Work to do: All lines in the data bearing the string "this" should be identified and copied.

Figure scripts:
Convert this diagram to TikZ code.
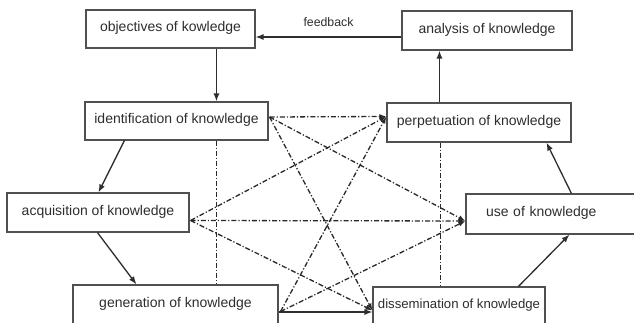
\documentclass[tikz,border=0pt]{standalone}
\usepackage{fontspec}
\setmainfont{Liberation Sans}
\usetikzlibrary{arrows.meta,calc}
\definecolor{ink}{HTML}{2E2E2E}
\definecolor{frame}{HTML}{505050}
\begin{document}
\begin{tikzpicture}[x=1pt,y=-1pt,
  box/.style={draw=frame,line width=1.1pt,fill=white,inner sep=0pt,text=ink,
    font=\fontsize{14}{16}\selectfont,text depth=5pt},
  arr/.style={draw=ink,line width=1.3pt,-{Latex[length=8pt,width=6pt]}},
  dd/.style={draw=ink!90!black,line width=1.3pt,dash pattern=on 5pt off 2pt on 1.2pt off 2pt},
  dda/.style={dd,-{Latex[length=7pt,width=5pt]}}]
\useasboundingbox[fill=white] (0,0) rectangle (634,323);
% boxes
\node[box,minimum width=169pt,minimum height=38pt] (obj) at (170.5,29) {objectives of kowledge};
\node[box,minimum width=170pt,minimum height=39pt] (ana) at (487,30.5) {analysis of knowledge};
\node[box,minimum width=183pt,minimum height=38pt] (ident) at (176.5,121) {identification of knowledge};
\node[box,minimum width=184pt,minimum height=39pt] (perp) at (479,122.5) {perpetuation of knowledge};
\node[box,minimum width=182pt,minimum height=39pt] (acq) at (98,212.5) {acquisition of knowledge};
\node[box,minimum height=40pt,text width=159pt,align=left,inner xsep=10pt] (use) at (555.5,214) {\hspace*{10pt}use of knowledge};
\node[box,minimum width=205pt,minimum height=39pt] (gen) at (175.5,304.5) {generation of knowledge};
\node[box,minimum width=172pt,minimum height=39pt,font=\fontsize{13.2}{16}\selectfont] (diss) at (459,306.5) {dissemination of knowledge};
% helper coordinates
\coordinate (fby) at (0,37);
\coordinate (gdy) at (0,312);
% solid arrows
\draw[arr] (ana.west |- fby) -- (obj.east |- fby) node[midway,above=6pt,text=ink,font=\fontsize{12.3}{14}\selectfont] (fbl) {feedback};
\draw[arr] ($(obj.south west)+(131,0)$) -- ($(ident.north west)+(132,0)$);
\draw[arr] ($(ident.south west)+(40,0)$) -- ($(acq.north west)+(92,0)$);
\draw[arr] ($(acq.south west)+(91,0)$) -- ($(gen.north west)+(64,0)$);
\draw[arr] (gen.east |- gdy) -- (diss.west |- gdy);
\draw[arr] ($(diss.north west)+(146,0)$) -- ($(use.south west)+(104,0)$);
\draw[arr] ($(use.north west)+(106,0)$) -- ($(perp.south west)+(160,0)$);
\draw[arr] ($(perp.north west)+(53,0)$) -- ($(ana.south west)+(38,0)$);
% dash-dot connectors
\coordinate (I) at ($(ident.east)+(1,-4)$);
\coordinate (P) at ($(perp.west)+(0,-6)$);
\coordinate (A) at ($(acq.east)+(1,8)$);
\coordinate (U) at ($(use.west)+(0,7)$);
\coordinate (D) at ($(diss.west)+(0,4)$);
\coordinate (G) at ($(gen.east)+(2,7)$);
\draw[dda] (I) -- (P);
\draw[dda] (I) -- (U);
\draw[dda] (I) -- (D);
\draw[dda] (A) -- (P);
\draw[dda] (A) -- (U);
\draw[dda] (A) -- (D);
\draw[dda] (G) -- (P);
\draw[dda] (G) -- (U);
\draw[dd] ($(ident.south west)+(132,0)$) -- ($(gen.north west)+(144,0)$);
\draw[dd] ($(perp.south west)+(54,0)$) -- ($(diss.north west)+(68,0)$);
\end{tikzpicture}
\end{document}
...
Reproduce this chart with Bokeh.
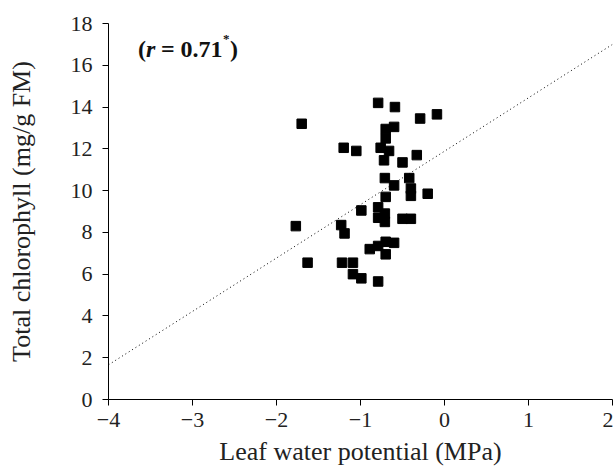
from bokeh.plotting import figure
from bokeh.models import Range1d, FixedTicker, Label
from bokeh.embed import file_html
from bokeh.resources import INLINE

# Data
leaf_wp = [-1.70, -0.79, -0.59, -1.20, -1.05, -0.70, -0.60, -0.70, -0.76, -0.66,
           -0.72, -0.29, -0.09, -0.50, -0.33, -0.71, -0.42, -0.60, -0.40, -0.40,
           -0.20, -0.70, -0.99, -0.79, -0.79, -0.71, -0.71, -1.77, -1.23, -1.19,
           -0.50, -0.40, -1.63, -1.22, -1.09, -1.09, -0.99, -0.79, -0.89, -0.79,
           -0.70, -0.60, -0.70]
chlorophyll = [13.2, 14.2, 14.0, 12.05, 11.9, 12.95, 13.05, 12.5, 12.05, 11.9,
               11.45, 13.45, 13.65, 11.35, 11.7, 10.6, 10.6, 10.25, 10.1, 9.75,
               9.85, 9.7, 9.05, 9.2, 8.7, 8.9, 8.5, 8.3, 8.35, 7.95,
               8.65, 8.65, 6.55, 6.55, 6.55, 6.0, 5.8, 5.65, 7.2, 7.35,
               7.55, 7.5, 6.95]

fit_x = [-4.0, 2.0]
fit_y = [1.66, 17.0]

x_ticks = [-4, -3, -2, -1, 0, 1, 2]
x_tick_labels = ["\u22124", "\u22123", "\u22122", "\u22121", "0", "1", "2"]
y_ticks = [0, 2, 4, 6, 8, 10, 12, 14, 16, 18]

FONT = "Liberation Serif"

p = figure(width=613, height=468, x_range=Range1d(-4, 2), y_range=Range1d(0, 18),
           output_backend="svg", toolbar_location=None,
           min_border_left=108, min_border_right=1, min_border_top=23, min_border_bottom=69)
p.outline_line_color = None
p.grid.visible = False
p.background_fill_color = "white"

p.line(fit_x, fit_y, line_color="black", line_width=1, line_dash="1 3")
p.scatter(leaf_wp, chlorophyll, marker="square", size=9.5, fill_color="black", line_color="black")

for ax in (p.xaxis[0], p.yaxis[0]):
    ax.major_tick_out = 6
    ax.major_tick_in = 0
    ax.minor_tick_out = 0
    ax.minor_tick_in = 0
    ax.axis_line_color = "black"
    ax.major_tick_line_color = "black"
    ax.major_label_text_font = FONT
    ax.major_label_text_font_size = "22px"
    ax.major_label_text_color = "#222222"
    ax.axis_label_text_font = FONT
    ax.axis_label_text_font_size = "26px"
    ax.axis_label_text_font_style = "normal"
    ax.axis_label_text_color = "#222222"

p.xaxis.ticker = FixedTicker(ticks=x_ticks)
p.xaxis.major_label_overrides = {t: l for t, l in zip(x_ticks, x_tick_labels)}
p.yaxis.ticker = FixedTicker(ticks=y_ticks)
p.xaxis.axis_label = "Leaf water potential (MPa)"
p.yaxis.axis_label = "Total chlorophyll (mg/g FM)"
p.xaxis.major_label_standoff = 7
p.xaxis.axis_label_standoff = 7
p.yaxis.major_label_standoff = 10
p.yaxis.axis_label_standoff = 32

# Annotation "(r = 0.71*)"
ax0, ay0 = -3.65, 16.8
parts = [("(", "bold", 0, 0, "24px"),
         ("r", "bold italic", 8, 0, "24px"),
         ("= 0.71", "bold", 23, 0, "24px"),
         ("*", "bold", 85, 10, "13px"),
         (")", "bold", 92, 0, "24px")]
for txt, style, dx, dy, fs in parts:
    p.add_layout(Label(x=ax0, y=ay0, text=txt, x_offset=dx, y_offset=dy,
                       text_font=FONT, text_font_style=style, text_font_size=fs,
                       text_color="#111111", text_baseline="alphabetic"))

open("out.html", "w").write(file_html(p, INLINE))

Correct result:
Convert this diagram to TikZ code.
Reproduce this chart with Bokeh.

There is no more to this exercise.